The intellectual surrender of conservatism to liberalism, so that the modern Conservative Party is a classical liberal party today has meant the dismantling of British society.  The Left has continued to push not for collectivism, but rather a consumer social society to match consumer economics.  Through a Leftist philosophy of self realisation and autonomy people have alienated themselves from a collective identity seen as oppressive in favour of autonomy and irregular and ad hoc identities.  Such a social trend and such reductive cultural values cannot be resisted by classical liberalism, which has a very weak idea of society.  Now even gender is a consumer choice.

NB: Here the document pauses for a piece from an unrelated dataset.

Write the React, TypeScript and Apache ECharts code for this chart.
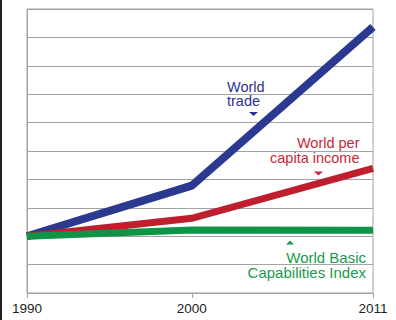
import React, { useEffect, useRef } from "react";
import * as echarts from "echarts";

const years = [1990, 2000, 2011];
const tradeValues = [2.0, 3.78, 9.37];
const incomeValues = [2.0, 2.63, 4.39];
const basicValues = [2.0, 2.22, 2.21];
const tickYears = [1990, 2000, 2011];

const FONT = '"Liberation Sans", Arial, sans-serif';

export default function App() {
  const ref = useRef<HTMLDivElement>(null);
  useEffect(() => {
    if (!ref.current) return;
    const chart = echarts.init(ref.current, undefined, { renderer: "svg" });
    const mk = (vals: number[]) => years.map((y, i) => [y, vals[i]]);
    const txt = (text: string, x: number, y: number, fill: string, align: string, fontSize: number, lineHeight: number) => ({
      type: "text",
      x,
      y,
      style: { text, fill, fontSize, lineHeight, fontFamily: FONT, align, verticalAlign: "middle" },
    });
    chart.setOption({
      animation: false,
      grid: {
        left: 27,
        right: 23,
        top: 9,
        bottom: 27,
        show: true,
        borderColor: "#a3a3a3",
        borderWidth: 1,
      },
      xAxis: {
        type: "value",
        min: 1990,
        max: 2011,
        axisLine: { show: true, lineStyle: { color: "#a3a3a3", width: 1 } },
        axisTick: { show: true, customValues: tickYears, length: 5, lineStyle: { color: "#a3a3a3" } },
        axisLabel: {
          customValues: tickYears,
          color: "#231f20",
          fontSize: 13.5,
          fontFamily: FONT,
          margin: 8,
          formatter: (v: number) => String(v),
        },
        splitLine: { show: false },
      },
      yAxis: {
        type: "value",
        min: 0,
        max: 10,
        interval: 1,
        axisLine: { show: true, lineStyle: { color: "#a3a3a3" } },
        axisTick: { show: false },
        axisLabel: { show: false },
        splitLine: { show: true, lineStyle: { color: "#a3a3a3", width: 1 } },
      },
      series: [
        {
          type: "line",
          data: mk(tradeValues),
          symbol: "none",
          lineStyle: { color: "#2b3990", width: 8, cap: "butt", join: "miter" },
        },
        {
          type: "line",
          data: mk(incomeValues),
          symbol: "none",
          lineStyle: { color: "#be1e2d", width: 7, cap: "butt", join: "miter" },
        },
        {
          type: "line",
          data: mk(basicValues),
          symbol: "none",
          lineStyle: { color: "#0e9347", width: 7, cap: "butt", join: "miter" },
        },
      ],
      graphic: [
        { type: "rect", shape: { x: 0, y: 0, width: 2, height: 320 }, style: { fill: "#231f20" } },
        txt("World\ntrade", 227, 94, "#2e3192", "left", 14.5, 14.5),
        { type: "polygon", shape: { points: [[249, 112], [258, 112], [253.5, 116]] }, style: { fill: "#2e3192" } },
        txt("World per\ncapita income", 359.5, 150.5, "#c62838", "right", 14.5, 14.5),
        { type: "polygon", shape: { points: [[314, 171.5], [323, 171.5], [318.5, 175.5]] }, style: { fill: "#c62838" } },
        { type: "polygon", shape: { points: [[286, 244.5], [294, 244.5], [290, 240.5]] }, style: { fill: "#199a4d" } },
        txt("World Basic\nCapabilities Index", 366, 264.8, "#199a4d", "right", 15, 15.5),
      ],
    });
    return () => chart.dispose();
  }, []);
  return (
    <div
      ref={ref}
      style={{ position: "fixed", left: 0, top: 0, width: 396, height: 320, background: "#fff" }}
    />
  );
}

What needs to happen instead is a smashing of the idol of free market economics as an end in itself and the replacement of an anthropology of individualism with a Christian idea of the person - relational, communal and not defined by autonomy but by his traditional society.  In this we should look more to the Church Fathers than the reductive thinkers of liberalism from Locke to Mill.  


What differentiates conservative collectivism from Leftist collectivism is the emphasis on love rather than statist compulsion.  We love our families, we love our countries, we love our God.  This is not a system either of bureaucratic or commercial corporate compulsions. Individuals bereft of collective identities other than the State will find themselves compelled by State and Multinational Employer in a way that the person of enriched and traditional identities cannot be.  


We need a rich understanding of the human being and human culture, not a deracinated and reductive ontology of random and autonomous individuals for whom the demands of relationships and hierarchies are seen as a compromise of identity, whereas they are of course the very framework of our identities - they make us human.